Security analyst Maj Gen (retd) Abdur Rashid said though Bangladesh had been dealing with the Rohingya refugees with utmost generosity, two of its neighbours – India and China – did not come forward to help it out in such a moment. He said: “The Western countries are active, trying to deal with the crisis. We wanted to see two of our regional neighbours (India and China) on our side with regard to the issue but to no avail.” “We are hopeful that India and China will stand by the persecuted Rohingya people.” Laying emphasis on a permanent solution to the crisis, the veteran military officer said implementation of the recommendations put forward by the Kofi Annan Commission, is a must to end the violence.

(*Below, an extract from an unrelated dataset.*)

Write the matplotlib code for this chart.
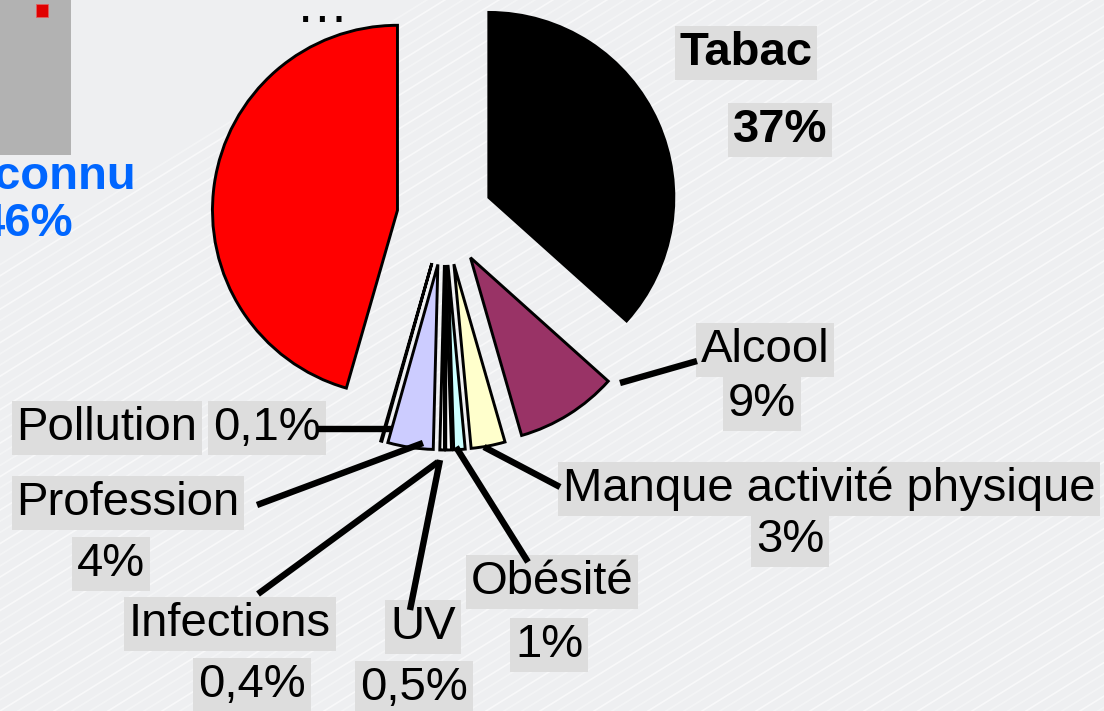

Rohingyas’ plight indescribable

Bangla Tribune special correspondent Sheikh Shahriar Zaman, who visited refugee camps in Cox’s Bazaar, shared his experience at the event. He said: “In July, we came to know that Rohingyas are crossing the border and entering Bangladesh. We contacted Border Guard Bangladesh, which told us that the border has been sealed off. Rohingyas started to arrive in Bangladesh in small groups in the last month after violence flared up in Rakhine. “We went to visit the bordering areas in Cox’s Bazar and found 10,000 to 12,000 Rohingyas stuck in no man’s land, trying to trespass into Bangladesh.” As the Myanmar military’s crackdown on them intensifies, the Rohingyas started to arrive in large numbers through the Ukhiya and Kutupalong borders, he added. “They have nowhere to go or to live. I saw the refugees struggle for shelter and survival. Their plight cannot be described in words, if not witnessed,” Shahriar said. “There was a meeting between Aung San Suu Kyi and Kofi Annan on August 24, when over 100 people lost their lives in Rakhine. Many thought that the meeting would get a massive coverage in the global media but it did not, though the violence was covered,” he said.